_Task description_. The data below should be printed in full, exactly, and without any of its images.
++++++
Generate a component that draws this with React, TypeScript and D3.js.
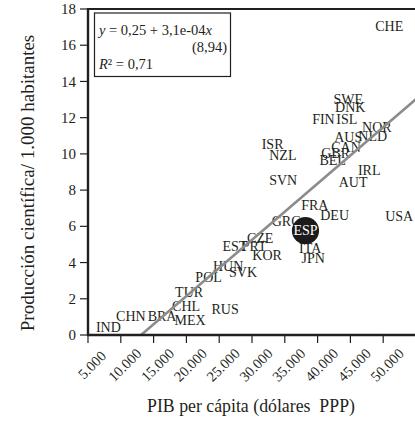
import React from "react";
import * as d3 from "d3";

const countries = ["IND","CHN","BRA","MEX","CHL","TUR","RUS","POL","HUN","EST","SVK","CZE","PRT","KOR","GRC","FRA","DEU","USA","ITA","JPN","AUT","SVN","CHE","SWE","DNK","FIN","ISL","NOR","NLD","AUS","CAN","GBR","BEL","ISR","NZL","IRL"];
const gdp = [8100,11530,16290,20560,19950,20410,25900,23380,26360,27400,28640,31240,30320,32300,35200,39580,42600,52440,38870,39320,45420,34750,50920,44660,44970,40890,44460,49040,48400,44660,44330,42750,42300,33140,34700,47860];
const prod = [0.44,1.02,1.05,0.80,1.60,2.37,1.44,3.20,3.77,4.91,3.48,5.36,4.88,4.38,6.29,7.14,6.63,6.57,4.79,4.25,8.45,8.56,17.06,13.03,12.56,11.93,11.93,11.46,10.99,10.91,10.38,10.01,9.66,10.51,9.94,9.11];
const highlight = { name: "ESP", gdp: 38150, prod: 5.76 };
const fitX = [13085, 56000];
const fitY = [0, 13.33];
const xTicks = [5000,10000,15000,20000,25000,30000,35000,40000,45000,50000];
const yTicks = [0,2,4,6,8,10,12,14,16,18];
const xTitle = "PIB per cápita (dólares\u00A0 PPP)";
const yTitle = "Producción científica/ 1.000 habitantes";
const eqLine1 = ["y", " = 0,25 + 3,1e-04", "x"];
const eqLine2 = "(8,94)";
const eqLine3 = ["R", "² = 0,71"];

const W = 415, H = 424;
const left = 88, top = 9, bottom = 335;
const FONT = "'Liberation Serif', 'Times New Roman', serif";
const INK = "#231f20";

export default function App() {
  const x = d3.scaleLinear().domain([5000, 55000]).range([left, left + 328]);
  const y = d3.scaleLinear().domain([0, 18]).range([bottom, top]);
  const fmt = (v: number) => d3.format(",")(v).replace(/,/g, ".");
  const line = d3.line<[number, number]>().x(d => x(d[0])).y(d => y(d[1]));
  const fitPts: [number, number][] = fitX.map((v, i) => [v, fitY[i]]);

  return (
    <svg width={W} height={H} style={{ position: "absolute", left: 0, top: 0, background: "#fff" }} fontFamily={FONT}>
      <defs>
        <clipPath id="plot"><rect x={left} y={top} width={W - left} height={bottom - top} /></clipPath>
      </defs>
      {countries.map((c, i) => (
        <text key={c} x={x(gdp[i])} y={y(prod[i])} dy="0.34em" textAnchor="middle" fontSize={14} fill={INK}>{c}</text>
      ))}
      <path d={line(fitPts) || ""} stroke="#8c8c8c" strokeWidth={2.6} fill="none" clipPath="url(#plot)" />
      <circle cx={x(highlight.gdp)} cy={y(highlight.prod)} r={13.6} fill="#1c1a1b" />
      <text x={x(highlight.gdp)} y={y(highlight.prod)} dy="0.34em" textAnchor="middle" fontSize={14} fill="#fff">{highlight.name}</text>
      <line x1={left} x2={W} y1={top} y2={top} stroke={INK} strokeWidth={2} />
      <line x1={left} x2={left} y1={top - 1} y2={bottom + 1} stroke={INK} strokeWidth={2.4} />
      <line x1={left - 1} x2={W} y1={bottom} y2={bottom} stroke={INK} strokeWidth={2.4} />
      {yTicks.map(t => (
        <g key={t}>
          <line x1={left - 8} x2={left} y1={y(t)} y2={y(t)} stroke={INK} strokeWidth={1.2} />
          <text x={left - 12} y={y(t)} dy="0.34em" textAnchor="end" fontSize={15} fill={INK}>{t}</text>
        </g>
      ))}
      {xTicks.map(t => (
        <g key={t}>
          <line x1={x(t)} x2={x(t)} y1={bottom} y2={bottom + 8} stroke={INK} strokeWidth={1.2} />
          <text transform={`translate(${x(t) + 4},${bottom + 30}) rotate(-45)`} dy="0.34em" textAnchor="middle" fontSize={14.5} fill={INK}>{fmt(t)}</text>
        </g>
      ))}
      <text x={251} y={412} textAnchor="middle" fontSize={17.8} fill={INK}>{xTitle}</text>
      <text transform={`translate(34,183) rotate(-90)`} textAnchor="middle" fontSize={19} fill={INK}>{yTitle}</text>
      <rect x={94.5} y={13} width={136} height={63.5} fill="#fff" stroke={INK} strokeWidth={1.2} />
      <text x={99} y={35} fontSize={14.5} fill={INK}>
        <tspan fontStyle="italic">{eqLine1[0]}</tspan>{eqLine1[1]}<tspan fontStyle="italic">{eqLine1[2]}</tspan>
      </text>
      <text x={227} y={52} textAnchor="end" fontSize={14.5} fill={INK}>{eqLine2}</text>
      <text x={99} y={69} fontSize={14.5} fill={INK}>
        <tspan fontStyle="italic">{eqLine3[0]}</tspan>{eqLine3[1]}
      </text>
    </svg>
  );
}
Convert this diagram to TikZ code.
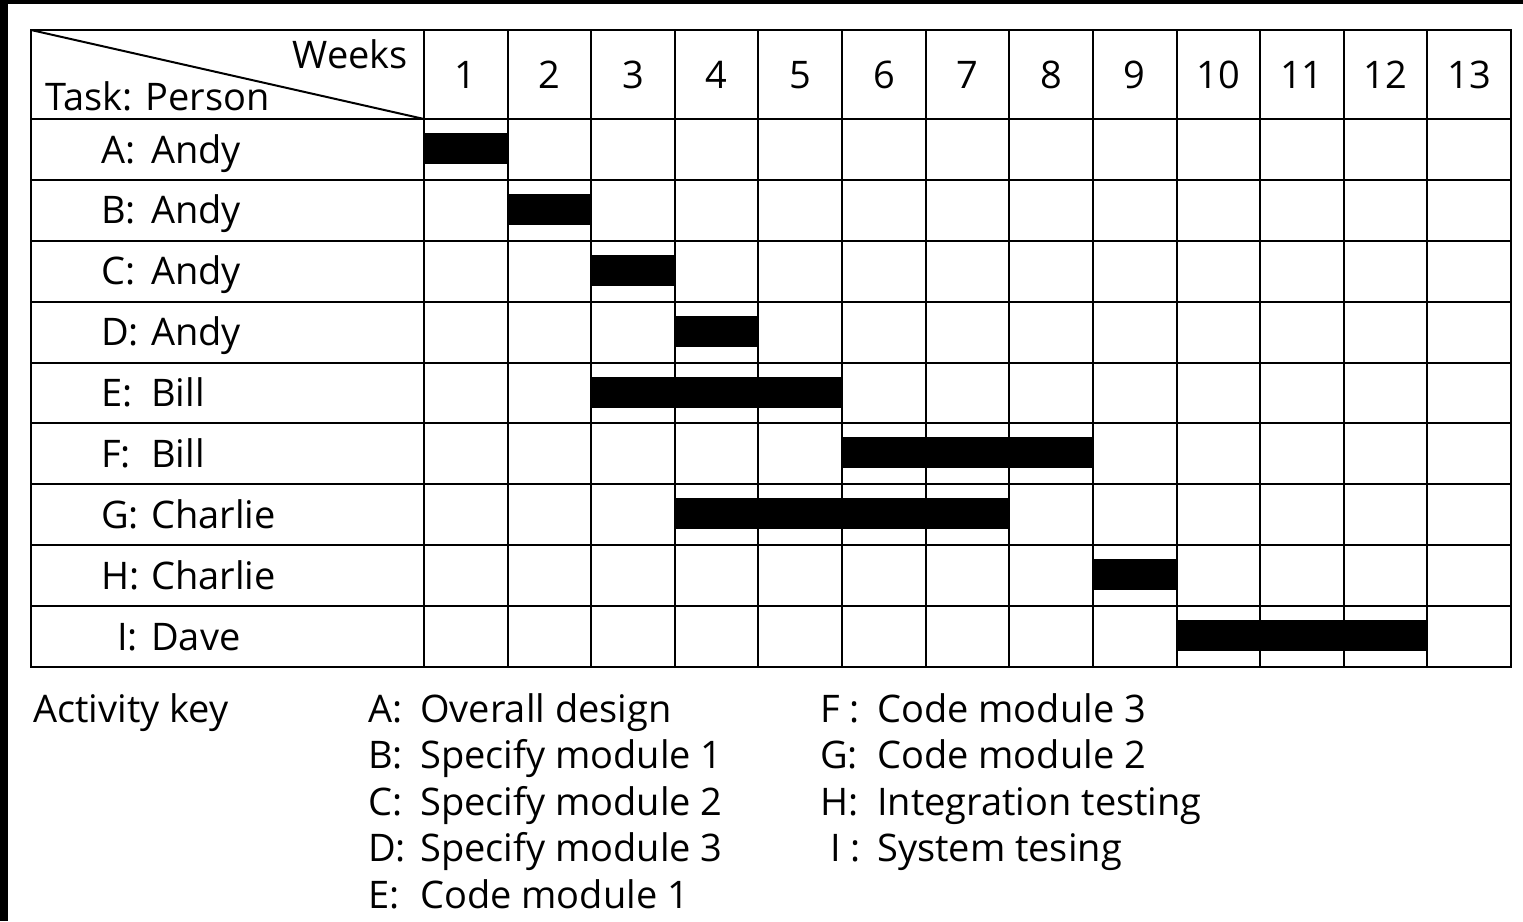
++++++
_Full answer_.
Generate a component that draws this with React, TypeScript and D3.js.
import React from "react";
import * as d3 from "d3";

const countries = ["IND","CHN","BRA","MEX","CHL","TUR","RUS","POL","HUN","EST","SVK","CZE","PRT","KOR","GRC","FRA","DEU","USA","ITA","JPN","AUT","SVN","CHE","SWE","DNK","FIN","ISL","NOR","NLD","AUS","CAN","GBR","BEL","ISR","NZL","IRL"];
const gdp = [8100,11530,16290,20560,19950,20410,25900,23380,26360,27400,28640,31240,30320,32300,35200,39580,42600,52440,38870,39320,45420,34750,50920,44660,44970,40890,44460,49040,48400,44660,44330,42750,42300,33140,34700,47860];
const prod = [0.44,1.02,1.05,0.80,1.60,2.37,1.44,3.20,3.77,4.91,3.48,5.36,4.88,4.38,6.29,7.14,6.63,6.57,4.79,4.25,8.45,8.56,17.06,13.03,12.56,11.93,11.93,11.46,10.99,10.91,10.38,10.01,9.66,10.51,9.94,9.11];
const highlight = { name: "ESP", gdp: 38150, prod: 5.76 };
const fitX = [13085, 56000];
const fitY = [0, 13.33];
const xTicks = [5000,10000,15000,20000,25000,30000,35000,40000,45000,50000];
const yTicks = [0,2,4,6,8,10,12,14,16,18];
const xTitle = "PIB per cápita (dólares\u00A0 PPP)";
const yTitle = "Producción científica/ 1.000 habitantes";
const eqLine1 = ["y", " = 0,25 + 3,1e-04", "x"];
const eqLine2 = "(8,94)";
const eqLine3 = ["R", "² = 0,71"];

const W = 415, H = 424;
const left = 88, top = 9, bottom = 335;
const FONT = "'Liberation Serif', 'Times New Roman', serif";
const INK = "#231f20";

export default function App() {
  const x = d3.scaleLinear().domain([5000, 55000]).range([left, left + 328]);
  const y = d3.scaleLinear().domain([0, 18]).range([bottom, top]);
  const fmt = (v: number) => d3.format(",")(v).replace(/,/g, ".");
  const line = d3.line<[number, number]>().x(d => x(d[0])).y(d => y(d[1]));
  const fitPts: [number, number][] = fitX.map((v, i) => [v, fitY[i]]);

  return (
    <svg width={W} height={H} style={{ position: "absolute", left: 0, top: 0, background: "#fff" }} fontFamily={FONT}>
      <defs>
        <clipPath id="plot"><rect x={left} y={top} width={W - left} height={bottom - top} /></clipPath>
      </defs>
      {countries.map((c, i) => (
        <text key={c} x={x(gdp[i])} y={y(prod[i])} dy="0.34em" textAnchor="middle" fontSize={14} fill={INK}>{c}</text>
      ))}
      <path d={line(fitPts) || ""} stroke="#8c8c8c" strokeWidth={2.6} fill="none" clipPath="url(#plot)" />
      <circle cx={x(highlight.gdp)} cy={y(highlight.prod)} r={13.6} fill="#1c1a1b" />
      <text x={x(highlight.gdp)} y={y(highlight.prod)} dy="0.34em" textAnchor="middle" fontSize={14} fill="#fff">{highlight.name}</text>
      <line x1={left} x2={W} y1={top} y2={top} stroke={INK} strokeWidth={2} />
      <line x1={left} x2={left} y1={top - 1} y2={bottom + 1} stroke={INK} strokeWidth={2.4} />
      <line x1={left - 1} x2={W} y1={bottom} y2={bottom} stroke={INK} strokeWidth={2.4} />
      {yTicks.map(t => (
        <g key={t}>
          <line x1={left - 8} x2={left} y1={y(t)} y2={y(t)} stroke={INK} strokeWidth={1.2} />
          <text x={left - 12} y={y(t)} dy="0.34em" textAnchor="end" fontSize={15} fill={INK}>{t}</text>
        </g>
      ))}
      {xTicks.map(t => (
        <g key={t}>
          <line x1={x(t)} x2={x(t)} y1={bottom} y2={bottom + 8} stroke={INK} strokeWidth={1.2} />
          <text transform={`translate(${x(t) + 4},${bottom + 30}) rotate(-45)`} dy="0.34em" textAnchor="middle" fontSize={14.5} fill={INK}>{fmt(t)}</text>
        </g>
      ))}
      <text x={251} y={412} textAnchor="middle" fontSize={17.8} fill={INK}>{xTitle}</text>
      <text transform={`translate(34,183) rotate(-90)`} textAnchor="middle" fontSize={19} fill={INK}>{yTitle}</text>
      <rect x={94.5} y={13} width={136} height={63.5} fill="#fff" stroke={INK} strokeWidth={1.2} />
      <text x={99} y={35} fontSize={14.5} fill={INK}>
        <tspan fontStyle="italic">{eqLine1[0]}</tspan>{eqLine1[1]}<tspan fontStyle="italic">{eqLine1[2]}</tspan>
      </text>
      <text x={227} y={52} textAnchor="end" fontSize={14.5} fill={INK}>{eqLine2}</text>
      <text x={99} y={69} fontSize={14.5} fill={INK}>
        <tspan fontStyle="italic">{eqLine3[0]}</tspan>{eqLine3[1]}
      </text>
    </svg>
  );
}
Convert this diagram to TikZ code.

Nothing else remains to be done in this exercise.